New research, conducted by Human Communication Research , suggests that sender demeanor may be the most influential source of variation in deception detection judgments.

Sender Demeanor is the difference in the believability of a message sent by a “sender”, which is independent of the actual honesty of the message.

In this study, published in Human Communication Research, Volume 37, Number 3, July 2011, sender demeanor induction explained as much as 98% of the variance in detection [of deception] accuracy.

Does the person not the message have a greater impact on what one believes?

Three additional studies investigated the behavior profiles of believable senders.  The results suggest a strong impact of sender effects in deception detection.

Do you think that it is too early in the research stage to say that a sender’s believability is the most influential source of variation in deception detection?

5 responses to “Believability in Sender Demeanor”

  1. Russ Conte says:

    In reply, “Do you think that it is too early in the research stage to say that a sender’s believability is the most influential source of variation in deception detection?”

    I don’t know the state of the research. My hunch would be that it is too early, but this is not my area of expertise, so I’m not qualified to say.

    It’s a very interesting hypothesis, and I’d like to see more research on the topic.

    Russ Conte

  2. Keith D. says:

    I’m not certain that I fully understand the concept based on this blog post and the study abstract. I think I would need more information about it, either by reading the study or by a more detailed explanation with perhaps some examples.

    But if I’m understanding it correctly here, it seems like sender demeanor might be among the most influential sources of variation.

    If we look at true crime blogs and the comments that users make about various stories in the news, we can see plenty of examples of people who disagree with each other in which the disagreement appears to be based on their opinion of the individual they’re discussing (the sender?) vs. the actual behavioral or linguistic evidence.

    Then, if we look at the assessments of highly trained and skilled professionals, and include “truth wizards” along with how they arrive at their conclusions, it seems that we see a lot of their assessments are based on a sort of personality assessment of an individual (either through establishing a baseline for the trained professional, or doing so intuitively for the truth wizard) to determine the relative veracity of their message based on whether a particular behavior or statement would fit with that individual in that particular situation.
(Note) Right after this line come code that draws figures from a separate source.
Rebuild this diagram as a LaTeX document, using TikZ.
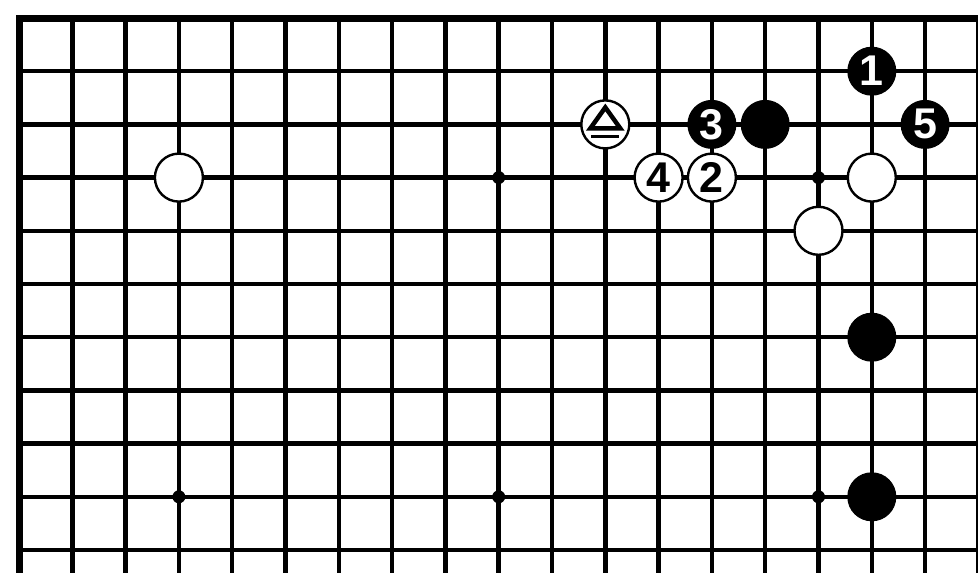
\documentclass[tikz,border=0pt]{standalone}
\usepackage{fontspec}
\setmainfont{Liberation Sans}
\begin{document}
\begin{tikzpicture}[x=1pt,y=-1pt]
\tikzset{
 gridline/.style={line width=4.5pt},
 edgeline/.style={line width=7pt, line cap=rect},
 stonebase/.style={circle, minimum size=48pt, inner sep=0pt, font=\fontsize{43}{43}\selectfont\bfseries},
 wstone/.style={stonebase, draw=black, fill=white, line width=2.4pt},
 bstone/.style={stonebase, draw=black, fill=black, line width=1pt, text=white},
 hoshi/.style={circle, fill=black, minimum size=13pt, inner sep=0pt},
 tri/.style={line width=4.5pt, line join=miter},
}
\def\cx#1{19+53.3*#1}
\def\ry#1{18+53.2*#1}
\useasboundingbox (0,0) rectangle (978,573);
\clip (0,0) rectangle (978,573);
\foreach \i in {1,...,18} \draw[gridline] ({\cx{\i}},18) -- ({\cx{\i}},590);
\foreach \j in {1,...,11} \draw[gridline] (19,{\ry{\j}}) -- (990,{\ry{\j}});
\draw[edgeline] (19,590) -- (19,18) -- (990,18);
% star points
\node[hoshi] (h1) at ({\cx{9}},{\ry{3}}) {};
\node[hoshi] (h2) at ({\cx{15}},{\ry{3}}) {};
\node[hoshi] (h3) at ({\cx{3}},{\ry{9}}) {};
\node[hoshi] (h4) at ({\cx{9}},{\ry{9}}) {};
\node[hoshi] (h5) at ({\cx{15}},{\ry{9}}) {};
% white stones
\node[wstone] (wa) at ({\cx{3}},{\ry{3}}) {};
\node[wstone] (wt) at ({\cx{11}},{\ry{2}}) {};
\node[wstone] (w4) at ({\cx{12}},{\ry{3}}) {4};
\node[wstone] (w2) at ({\cx{13}},{\ry{3}}) {2};
\node[wstone] (wb) at ({\cx{16}},{\ry{3}}) {};
\node[wstone] (wc) at ({\cx{15}},{\ry{4}}) {};
% black stones
\node[bstone] (b3) at ({\cx{13}},{\ry{2}}) {3};
\node[bstone] (ba) at ({\cx{14}},{\ry{2}}) {};
\node[bstone] (b1) at ({\cx{16}},{\ry{1}}) {1};
\node[bstone] (b5) at ({\cx{17}},{\ry{2}}) {5};
\node[bstone] (bb) at ({\cx{16}},{\ry{6}}) {};
\node[bstone] (bc) at ({\cx{16}},{\ry{9}}) {};
% triangle mark
\draw[tri] ([xshift=-15pt,yshift=-4pt]wt.center) -- ([yshift=17pt]wt.center) -- ([xshift=15pt,yshift=-4pt]wt.center) -- cycle;
\draw[line width=3.5pt] ([xshift=-14pt,yshift=-12pt]wt.center) -- ([xshift=14pt,yshift=-12pt]wt.center);
\end{tikzpicture}
\end{document}
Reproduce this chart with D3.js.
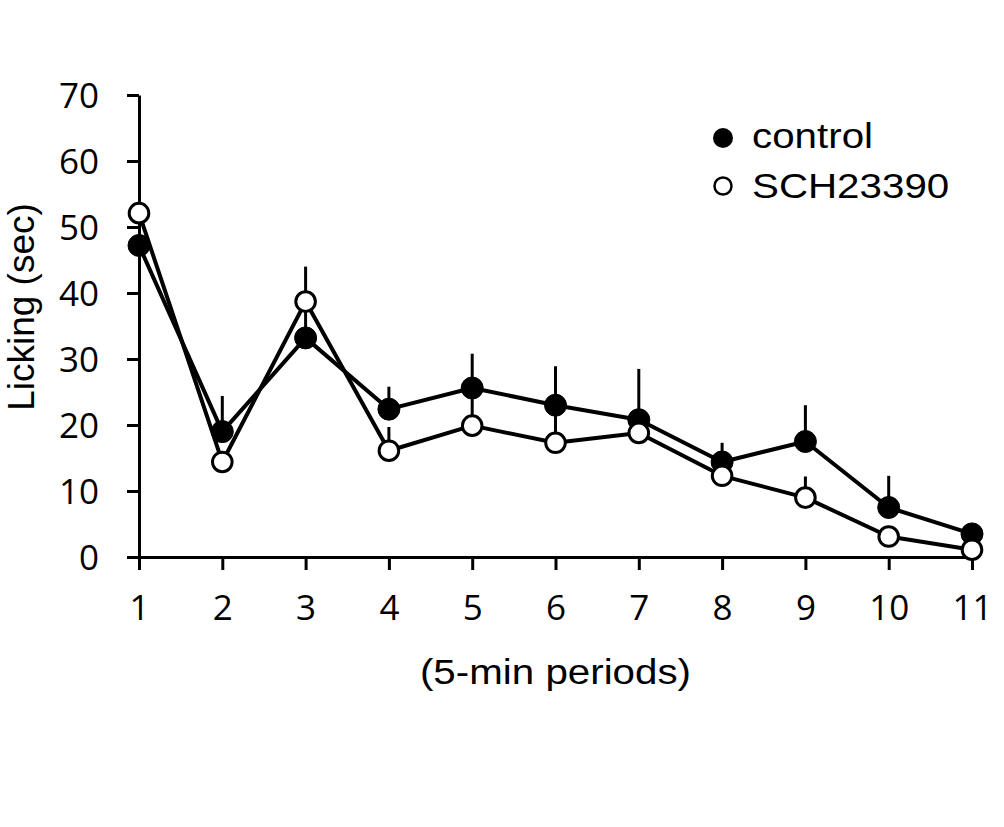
<!DOCTYPE html>
<html>
<head>
<meta charset="utf-8">
<script src="https://cdn.jsdelivr.net/npm/d3@7"></script>
<style>
  html, body { margin: 0; padding: 0; background: #fff; }
  svg { display: block; }
</style>
</head>
<body>
<script>
// ---- data ----
const periods = [1, 2, 3, 4, 5, 6, 7, 8, 9, 10, 11];
const controlMean = [47.2, 19.0, 33.2, 22.4, 25.6, 23.0, 20.8, 14.4, 17.5, 7.5, 3.5];
const controlErrTop = [null, 24.4, 38.0, 25.8, 30.8, 28.9, 28.5, 17.3, 23.0, 12.3, null];
const schMean = [52.1, 14.4, 38.7, 16.1, 19.9, 17.3, 18.8, 12.3, 9.0, 3.1, 1.1];
const schErrTop = [null, null, 44.0, 19.7, 24.0, 22.0, null, null, 12.2, null, null];
const yTicks = [0, 10, 20, 30, 40, 50, 60, 70];
const seriesNames = ["control", "SCH23390"];
const xTitle = "(5-min periods)";
const yTitle = "Licking (sec)";

const W = 1004, H = 827;
const svg = d3.select("body").append("svg").attr("width", W).attr("height", H);

const x = d3.scaleLinear().domain([1, 11]).range([139, 972]);
const y = d3.scaleLinear().domain([0, 70]).range([557, 95]);

const tickFont = "'Open Sans', sans-serif";
const labelFont = "'Liberation Sans', Arial, sans-serif";

// axes
const yAxis = d3.axisLeft(y).tickValues(yTicks).tickSize(12).tickSizeOuter(0).tickPadding(28).tickFormat(d3.format("d"));
const xAxis = d3.axisBottom(x).tickValues(periods).tickSize(13).tickSizeOuter(0).tickPadding(25).tickFormat(d3.format("d"));

const gy = svg.append("g").attr("transform", "translate(139,0)").call(yAxis);
const gx = svg.append("g").attr("transform", "translate(0,557)").call(xAxis);
[gx, gy].forEach(g => {
  g.selectAll("path.domain").attr("stroke", "#000").attr("stroke-width", 3);
  g.selectAll(".tick line").attr("stroke", "#000").attr("stroke-width", 3);
  g.selectAll(".tick text").attr("font-family", tickFont).attr("font-size", 35).attr("fill", "#000");
});
gy.selectAll(".tick text").attr("dy", "0.36em");

// error bars (upward)
function errBars(mean, top) {
  const d = periods.map((p, i) => ({p, m: mean[i], t: top[i]})).filter(o => o.t != null);
  svg.append("g").selectAll("line").data(d).join("line")
    .attr("x1", o => x(o.p)).attr("x2", o => x(o.p))
    .attr("y1", o => y(o.m)).attr("y2", o => y(o.t))
    .attr("stroke", "#000").attr("stroke-width", 3);
}
errBars(controlMean, controlErrTop);
errBars(schMean, schErrTop);

const line = d3.line().x((d, i) => x(periods[i])).y(d => y(d));
svg.append("path").datum(controlMean).attr("d", line)
  .attr("fill", "none").attr("stroke", "#000").attr("stroke-width", 4).attr("stroke-linejoin", "round");
svg.append("path").datum(schMean).attr("d", line)
  .attr("fill", "none").attr("stroke", "#000").attr("stroke-width", 4).attr("stroke-linejoin", "round");

svg.append("g").selectAll("circle").data(controlMean).join("circle")
  .attr("cx", (d, i) => x(periods[i])).attr("cy", d => y(d)).attr("r", 11)
  .attr("fill", "#000").attr("stroke", "#000").attr("stroke-width", 1);
svg.append("g").selectAll("circle").data(schMean).join("circle")
  .attr("cx", (d, i) => x(periods[i])).attr("cy", d => y(d)).attr("r", 9.8)
  .attr("fill", "#fff").attr("stroke", "#000").attr("stroke-width", 3);

// titles
svg.append("text").attr("transform", "translate(555.5,684) scale(1.12,1)")
  .attr("text-anchor", "middle").attr("font-family", labelFont).attr("font-size", 36).attr("fill", "#000")
  .text(xTitle);
svg.append("text").attr("transform", "translate(34,307) rotate(-90)")
  .attr("text-anchor", "middle").attr("font-family", labelFont).attr("font-size", 37).attr("fill", "#000")
  .text(yTitle);

// legend
const leg = svg.append("g");
leg.append("circle").attr("cx", 723).attr("cy", 138).attr("r", 10).attr("fill", "#000");
leg.append("circle").attr("cx", 723).attr("cy", 186).attr("r", 8.5).attr("fill", "#fff").attr("stroke", "#000").attr("stroke-width", 2.5);
leg.selectAll("text").data(seriesNames).join("text")
  .attr("transform", (d, i) => `translate(752,${148 + i * 50}) scale(1.12,1)`)
  .attr("font-family", labelFont).attr("font-size", 36).attr("fill", "#000")
  .text(d => d);
</script>
</body>
</html>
Based on that trait of a truth wizard, and coupled with this study’s conclusion, the two do seem to fit. It would also help to explain why a truth wizard is a truth wizard compared to ordinary individuals.

  3. Keith – these are great points and shed some light onto the somewhat confusing/clinical verbiage the study uses. I think it is very pertinent to bring into the equation “Truth Wizards” as you mentioned. Opinions set aside, this is a very interesting thesis.

  4. To me, as a truth wizard, this is right on the nose. I would say the vast majority of my information comes from demeanor and I balance that with words spoken, behavior, emotions, etc. Demeanor will put me on alert before any other behavior. So for me, demeanor is my baseline, if you will. Love this!

  5. Dunya says:

    Of course Sender Demeanor should be evaluated, however I suggest changing the name to something easier to say, such as sender effect. As it is “the difference in the believability of a message sent by a ‘sender’, which is independent of the actual honesty of the message”, one can conclude that the sender effect has a sort of of “halo effect” or “bystander effect”. Meaning, that the person hearing the news is influenced by the qualities (color, race, beauty, smell, financial success, academic success, clothing….etc..) of the sender and will assert some sort of reference of truth onto what the sender is saying, depending on the qualities presented by the sender, and subjectively interpreted by the hearer.